The output is unprintable binary so I'm not including it here.

How to break Caesar Cipher with Z3

Z3 rules explaining XOR cipher are easier than for Caesar cipher, we just need to use 8-bit bit vectors instead of integers.

We add as a hard assumption that all characters are in printable range, either 0x0A (newline), or a printable ASCII character (0x20-0x7E).

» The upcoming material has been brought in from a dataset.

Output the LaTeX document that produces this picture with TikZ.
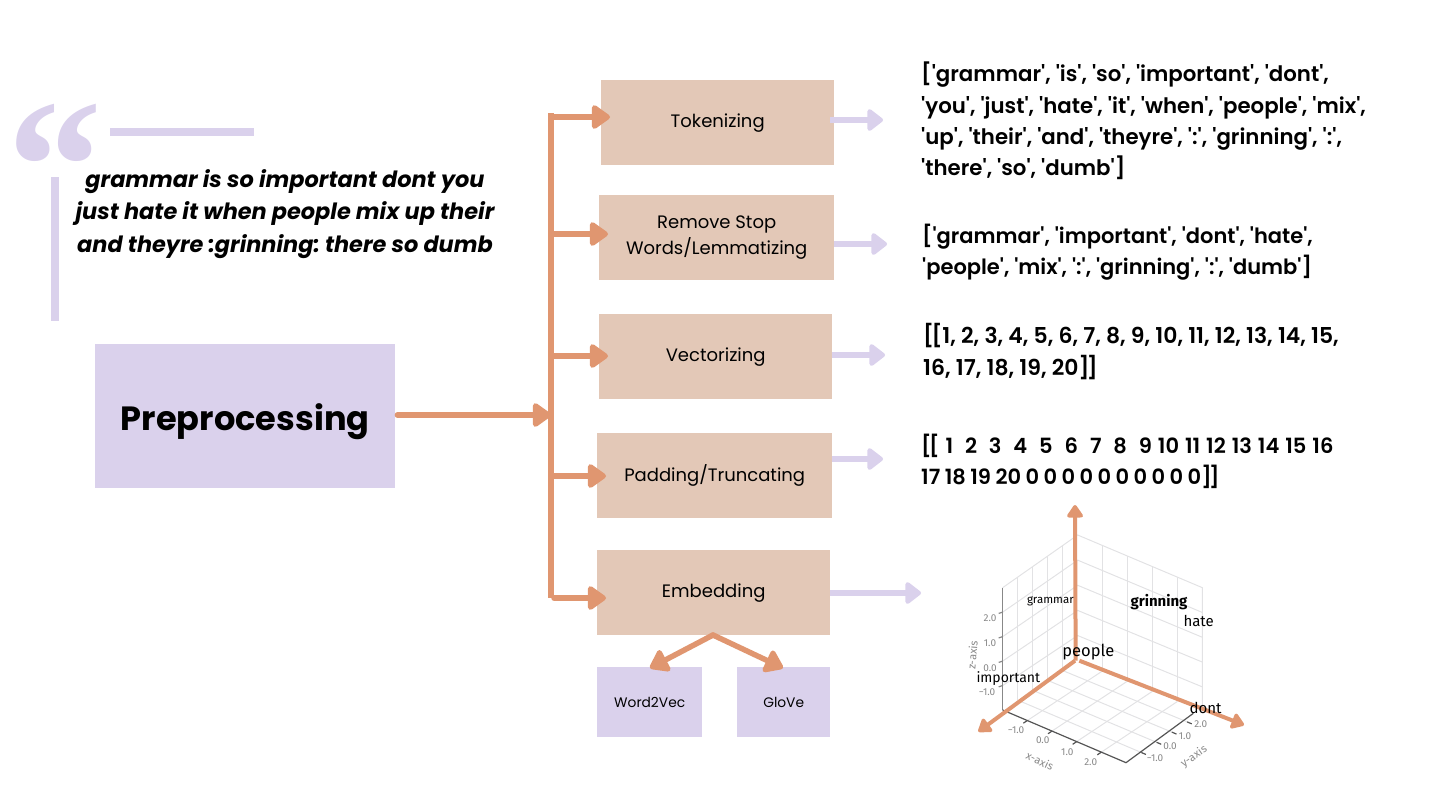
\documentclass[tikz,border=0pt]{standalone}
\usepackage{fontspec}
\usetikzlibrary{arrows.meta,calc}
\setmainfont{Poppins}
\newfontfamily\dm{Poppins}
\newfontfamily\dms{Poppins SemiBold}
\newfontfamily\plex{Fira Sans}
\newfontfamily\qmark{Liberation Serif}
\definecolor{lilac}{HTML}{DAD1EC}
\definecolor{peach}{HTML}{E3C8B7}
\definecolor{orng}{HTML}{E09670}
\definecolor{gridc}{HTML}{E2E2E4}
\definecolor{axisc}{HTML}{555555}
\definecolor{tickc}{HTML}{888888}
\tikzset{
  peachbox/.style={fill=peach,anchor=north west,inner sep=0pt,minimum height=85pt,align=center,font=\dm\fontsize{18}{26}\selectfont},
  lilacbox/.style={fill=lilac,anchor=north west,inner sep=0pt,align=center},
  bar/.style={fill=lilac},
  orngline/.style={draw=orng,line width=5.5pt,line cap=round},
  orngarrow/.style={orngline,-{Triangle[length=20pt,width=27pt,round]}},
  lilacarrow/.style={draw=lilac,line width=5.5pt,-{Triangle[length=17pt,width=25pt,round]}},
  outtext/.style={anchor=north west,inner sep=0pt,align=left,font=\frenchspacing\dms\fontsize{21}{31.3}\selectfont},
  plotarrow/.style={draw=orng,line width=4pt,-{Triangle[length=14pt,width=18pt,round]}},
  gridline/.style={draw=gridc,line width=1pt},
  axisline/.style={draw=axisc,line width=1.2pt},
  ticklabel/.style={text=tickc,font=\plex\fontsize{10}{10}\selectfont,inner sep=0pt},
  axislabel/.style={text=tickc,font=\plex\fontsize{11}{11}\selectfont,inner sep=0pt},
  wordlabel/.style={text=black,inner sep=0pt,font=\plex\fontsize{14}{14}\selectfont},
}
\begin{document}
\begin{tikzpicture}[x=1pt,y=-1pt]
\useasboundingbox (0,0) rectangle (1440,809);
% quote decoration
\node[text=lilac,inner sep=0pt,font=\qmark\bfseries\fontsize{190}{190}\selectfont] (quote) at (55,167) {“};
\fill[bar] (110,128) rectangle (254,136);
\fill[bar] (51,177) rectangle (59,321);
\node[inner sep=0pt,align=center,font=\frenchspacing\dm\bfseries\itshape\fontsize{22.4}{32.5}\selectfont] (saying) at (285,214)
  {grammar is so important dont you\\just hate it when people mix up their\\and theyre :grinning: there so dumb};
% main boxes
\node[lilacbox,minimum width=300pt,minimum height=144pt,font=\dm\bfseries\fontsize{33.6}{38}\selectfont,text depth=2pt] (prep) at (95,344) {\raisebox{-3pt}{Preprocessing}};
\node[peachbox,minimum width=233pt] (tok) at (601,80) {\raisebox{-2pt}{Tokenizing}};
\node[peachbox,minimum width=235pt] (stop) at (599,195) {\raisebox{-2pt}{Remove Stop}\\\raisebox{-2pt}{Words/Lemmatizing}};
\node[peachbox,minimum width=233pt] (vec) at (599,314) {\raisebox{-1pt}{Vectorizing}};
\node[peachbox,minimum width=235pt] (pad) at (597,433) {Padding/Truncating};
\node[peachbox,minimum width=233pt] (emb) at (597,550) {\raisebox{-1pt}{Embedding}};
\node[lilacbox,minimum width=105pt,minimum height=70pt,font=\dm\fontsize{13.8}{16}\selectfont] (w2v) at (597,667) {Word2Vec};
\node[lilacbox,minimum width=93pt,minimum height=70pt,font=\dm\fontsize{13.8}{16}\selectfont] (glove) at (737,667) {GloVe};
% output text
\node[outtext,font=\frenchspacing\dms\fontsize{21.3}{31.3}\selectfont] (o1) at (921,62) {['grammar', 'is', 'so', 'important', 'dont',\\'you', 'just', 'hate', 'it', 'when', 'people', 'mix',\\'up', 'their', 'and', 'theyre', ':', 'grinning', ':',\\'there', 'so', 'dumb']};
\node[outtext] (o2) at (922,224) {['grammar', 'important', 'dont', 'hate',\\'people', 'mix', ':', 'grinning', ':', 'dumb']};
\node[outtext,font=\frenchspacing\dms\fontsize{21.9}{31.6}\selectfont] (o3) at (923,323.5) {[\kern-2.5pt[1, 2, 3, 4, 5, 6, 7, 8, 9, 10, 11, 12, 13, 14, 15,\\16, 17, 18, 19, 20]\kern-2.5pt]};
\node[outtext] (o4) at (921,434) {\spaceskip=5.95pt [\kern-2.5pt[ 1~~2~~3~~4~~5~~6~~7~~8~~9 10 11 12 13 14 15 16\\\spaceskip=4.45pt 17 18 19 20 0 0 0 0 0 0 0 0 0 0]\kern-2.5pt]};
% spine
\coordinate (s0) at (551,113);
\coordinate (s1) at (551,117);
\coordinate (s2) at (551,234);
\coordinate (s3) at (551,356);
\coordinate (sp) at (551,415);
\coordinate (s4) at (551,476);
\coordinate (s5) at (551,598);
\draw[orngline,line cap=butt] (s0) -- (s5);
\draw[orngarrow] (prep.east |- sp) ++(2,0) -- (sp);
\foreach \s/\b in {s1/tok,s2/stop,s3/vec,s4/pad,s5/emb}
  \draw[orngarrow,shorten >=-9pt] (\s) ++(3,0) -- (\s -| \b.west);
% embedding children
\coordinate (e0) at (713,635);
\draw[orngarrow] (e0) -- (650,668);
\draw[orngarrow] (e0) -- (783,668);
% lilac arrows
\coordinate (a1) at (883,120);
\coordinate (a2) at (887,244);
\coordinate (a3) at (885,355);
\coordinate (a4) at (883,459);
\coordinate (a5) at (921,593);
\draw[lilacarrow] (tok.east |- a1) ++(-4,0) -- (a1);
\draw[lilacarrow] (stop.east |- a2) -- (a2);
\draw[lilacarrow] (vec.east |- a3) -- (a3);
\draw[lilacarrow] (pad.east |- a4) -- (a4);
\draw[lilacarrow] (emb.east |- a5) -- (a5);
% 3D plot
\begin{scope}[shift={(940pt,-490pt)},x=0.33333pt,y=-0.33333pt]
  \coordinate (O) at (413,512);
  \coordinate (A) at (188,660);
  \coordinate (B) at (558,818);
  \coordinate (C) at (787,665);
  \coordinate (T) at (413,135);
  \coordinate (L) at (188,293);
  \coordinate (R) at (787,293);
  % walls and floor grid
  \foreach \f in {.2,.4,.6,.8} {
    \draw[gridline] ($(A)!\f!(O)$) -- ($(L)!\f!(T)$);
    \draw[gridline] ($(O)!\f!(C)$) -- ($(T)!\f!(R)$);
    \draw[gridline] ($(A)!\f!(B)$) -- ($(O)!\f!(C)$);
    \draw[gridline] ($(A)!\f!(O)$) -- ($(B)!\f!(C)$);
    \draw[gridline] ($(L)!\f!(A)$) -- ($(T)!\f!(O)$) -- ($(R)!\f!(C)$);
  }
  \draw[gridline] (L) -- (T) -- (R) -- (C);
  % dark axes
  \draw[draw=tickc,line width=1.3pt] (L) -- (A);
  \draw[axisline] (A) -- (B) -- (760,670);
  \foreach \f in {.2,.4,.6,.8} {
    \draw[axisline] ($(A)!\f!(B)$) -- ++(-12,8);
    \draw[axisline] ($(B)!\f!(C)$) -- ++(14,6);
    \draw[axisline,draw=tickc] ($(L)!\f!(A)$) -- ++(-12,4);
  }
  \node[ticklabel] (tz1) at (150,385) {2.0};
  \node[ticklabel] (tz2) at (150,460) {1.0};
  \node[ticklabel] (tz3) at (150,533) {0.0};
  \node[ticklabel] (tz4) at (141,607) {−1.0};
  \node[ticklabel] (tx1) at (228,721) {−1.0};
  \node[ticklabel] (tx2) at (308,750) {0.0};
  \node[ticklabel] (tx3) at (382,785) {1.0};
  \node[ticklabel] (tx4) at (452,815) {2.0};
  \node[ticklabel] (ty1) at (645,805) {−1.0};
  \node[ticklabel] (ty2) at (690,768) {0.0};
  \node[ticklabel] (ty3) at (735,737) {1.0};
  \node[ticklabel] (ty4) at (782,703) {2.0};
  \node[axislabel,rotate=85] (zl) at (97,495) {z-axis};
  \node[axislabel,rotate=-25] (xl) at (300,813) {x-axis};
  \node[axislabel,rotate=35] (yl) at (762,800) {y-axis};
  % orange axes
  \draw[plotarrow] (407,512) -- (405,45);
  \draw[plotarrow] (405,512) -- (115,725);
  \draw[plotarrow] (418,512) -- (912,705);
  % words
  \node[wordlabel,font=\plex\fontsize{11.5}{12}\selectfont] (w1) at (331,333) {grammar};
  \node[wordlabel,font=\plex\bfseries\fontsize{15}{15}\selectfont] (w2) at (657,335) {grinning};
  \node[wordlabel,font=\plex\fontsize{15}{15}\selectfont] (w3) at (776,392) {hate};
  \node[wordlabel,font=\plex\fontsize{16.5}{17}\selectfont] (w4) at (445,485) {people};
  \node[wordlabel] (w5) at (205,565) {important};
  \node[wordlabel,font=\plex\fontsize{15}{15}\selectfont] (w6) at (797,653) {dont};
\end{scope}
\end{tikzpicture}
\end{document}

So all we need is some rule how to decide which decoding is correct. And for that I'm just counting two most common characters in English text - space and lowercase "e". For longer keys, shorter texts, or something more complicated than English text we could include more rules, but this is enough.

Solver

#!/usr/bin/env ruby

require "z3"

class XorSolver
  def initialize(text)
    @key_len = 4
    @key = (0...@key_len).map{|i| Z3.Bitvec("k#{i}", 8) }
    @ct = text.bytes
  end

  def call
    @solver = Z3::Optimize.new
    # Variables for each plaintext letter
    @pt = (0...@ct.size).map{|i| Z3.Bitvec("pt#{i}", 8) }

    # This is how XOR cipher works
    (0...@pt.size).each do |i|
      @solver.assert @pt[i] == @ct[i] ^ @key[i % @key_len]
    end

    # All characters are newline (0x0A) or printable character (0x20-0x7E)
    @pt.each do |pti|
      @solver.assert Z3.Or(pti == 0x0A, pti.unsigned_ge(0x20))
      @solver.assert pti.unsigned_le(0x7E)
    end

    # Get as many space, and lowercase "e" as possible
    @pt.each do |pti|
      @solver.assert_soft pti == 0x20
      @solver.assert_soft pti == 'e'.ord
    end

    if @solver.satisfiable?
      model = @solver.model
      puts @pt.map{|pti| model[pti].to_s.to_i.chr}.join
    else
      puts "No solution found"
    end
  end
end

text = open(ARGV[0] || "encrypted.txt").read.b
XorSolver.new(text).call

Is it practical?

This is actually a reasonable way to write simple solvers for CTFs. They're not as performant as hand made solvers, but it's a lot more straightforward to write a Z3 solver than a hand made one. If you know encryption algorithm exactly, it's weak, and you have partial knowledge of the plaintext - situation that's essentially limited to easy CTFs - Z3 can be of some use.

Code

All code for this post is available on GitHub.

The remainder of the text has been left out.